…If your retirement plan has you selling shares no matter where we are in the business cycle, you could be in trouble but, with the right batch of investments, you could still count on income from dividends no matter what the markets are doing….[Here’s how you can do that.]
1. Make friends with dividends
Remember that market volatility often has little to do with a company’s business fundamentals. In times of panic, a company’s stock price might drop steeply even though nothing (or nothing much) has changed with its underlying business. That’s partially because a lot of companies are committed to making dividend payouts year-in and year-out. Of course that doesn’t mean that they will always be able to do so, but if they have a history of it–and there are plenty of firms out there that have increased their dividend payouts every year over 20, 30, or even 50 years running:
- Coca-Cola (KO) has paid out increasing dividends for 57 consecutive years and currently has a forward yield of 3.5%.
- ExxonMobil (XOM) has paid out increasing dividends for 36 consecutive years and currently has a forward yield of 4.15%.
- Altria (MO) has paid out increasing dividends for 49 consecutive years and currently has a forward yield of 6%.
[The above stocks are]…the beginning of an industry-diversified, income-producing portfolio right there but if you’re not into picking stocks yourself, there are well-diversified, low-cost mutual fund and ETF options that can get you a portfolio yielding 4% or so with no trouble at all–and with some dividend growth too, [namely]:
- Invesco S&P 500 High Dividend Low Volatility Fund (SPHD) which yields around 4%). This 50-stock ETF portfolio is pretty close to a one-stop shop for domestic dividend investors, and its fees are low for an actively managed fund.
- Vanguard Global ex-US Real Estate Fund (VNQI) which yields around 4.25%. This fund carries some emerging-markets risk, but with that risk comes opportunity for growth, all with a relatively big yield and of course Vanguard’s ridiculously low fees.
- iShares International Select Dividend Fund (IDV) which yields around 5%. This low-fee fund gets you 100 holdings that skew more toward developed markets than emerging ones, with only a very small portion in the U.S.
Here’s a simple back-of-the-envelope before-and-after.
- Say you have a $1,000,000 portfolio of stocks at retirement, and you’re planning on needing around $50,000 a year to live on. You’ll be drawing down 5% the first year, and somewhere close to that in the years immediately following. That percentage could ramp up over time, depending a lot on what the stock market does.

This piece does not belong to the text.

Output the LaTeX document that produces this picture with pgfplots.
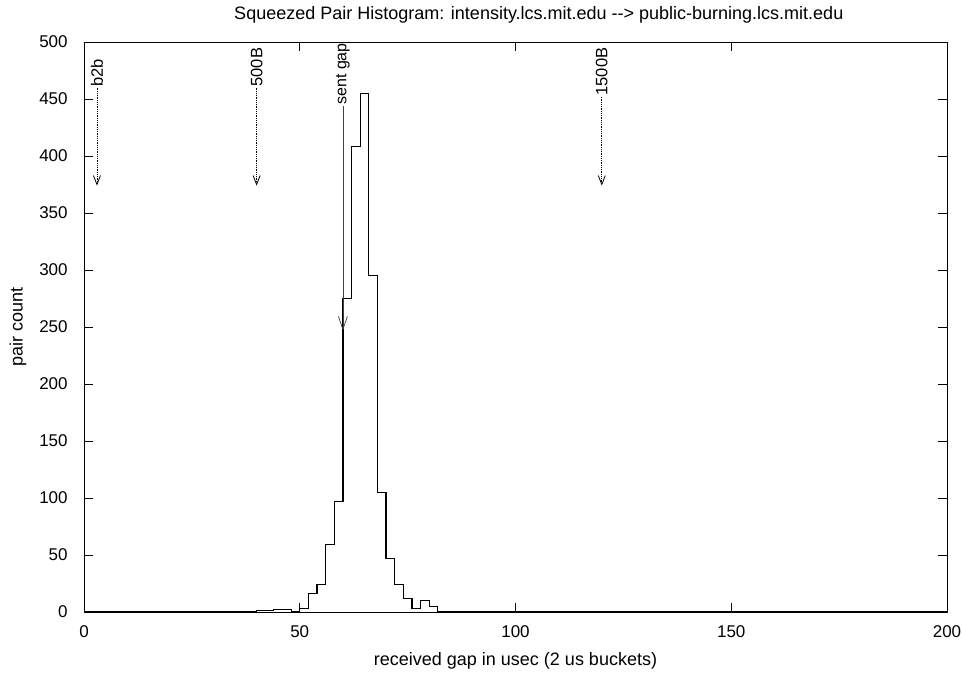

- If that portfolio gets cut down to $750,000 due to a bear market, you’re suddenly looking at a nearly 7% draw-down rate right out of the gate, assuming no change to your living expenses. Your portfolio will likely be depleted about 25% faster than before…
- If you could get a 4% dividend (and/or distribution) yield on that initial million-dollar portfolio, however, that would get you $40,000 without touching the principal. Taking the remaining $10,000 by selling some securities will be a lot less painful in a down market than taking $50,000. If the portfolio did get cut down in value by a bear market, those dividends would likely still keep coming.
2. Diversify, but don’t worsify
The funds above are great for exposure to stocks but do you probably need to be in other assets too – especially as retirement nears. We’re thinking of fixed income (bonds) here. How much of your portfolio should be in bonds will depend on your risk tolerance more than anything else…
- Vanguard Total Bond Market ETF (BND) is a great place to start for any budding bond investor. Its .05% expense ratio is about as low as it gets, and while it might skew conservative (toward Treasury bonds) for some tastes, it’s tough to beat in its category. BND currently yields around 3%.
- On the more aggressive side, iShares iBoxx $ High Yield Corporate Bond ETF (HYG) could be a good option for boosting your fixed-income yields, though with a fair amount more risk than BND. HYG’s current yield is more than 5%.
Market volatility isn’t going away. If you’re going to be an investor, it’s just part of the game but you can do more than just let it happen, hoping for more of it in your early investing years and less of it later.
- Getting a passive stream of income (like dividends) is a great place to start;
- getting your asset balance right as part of an overall retirement plan should also be near the top of your personal finance to-do list.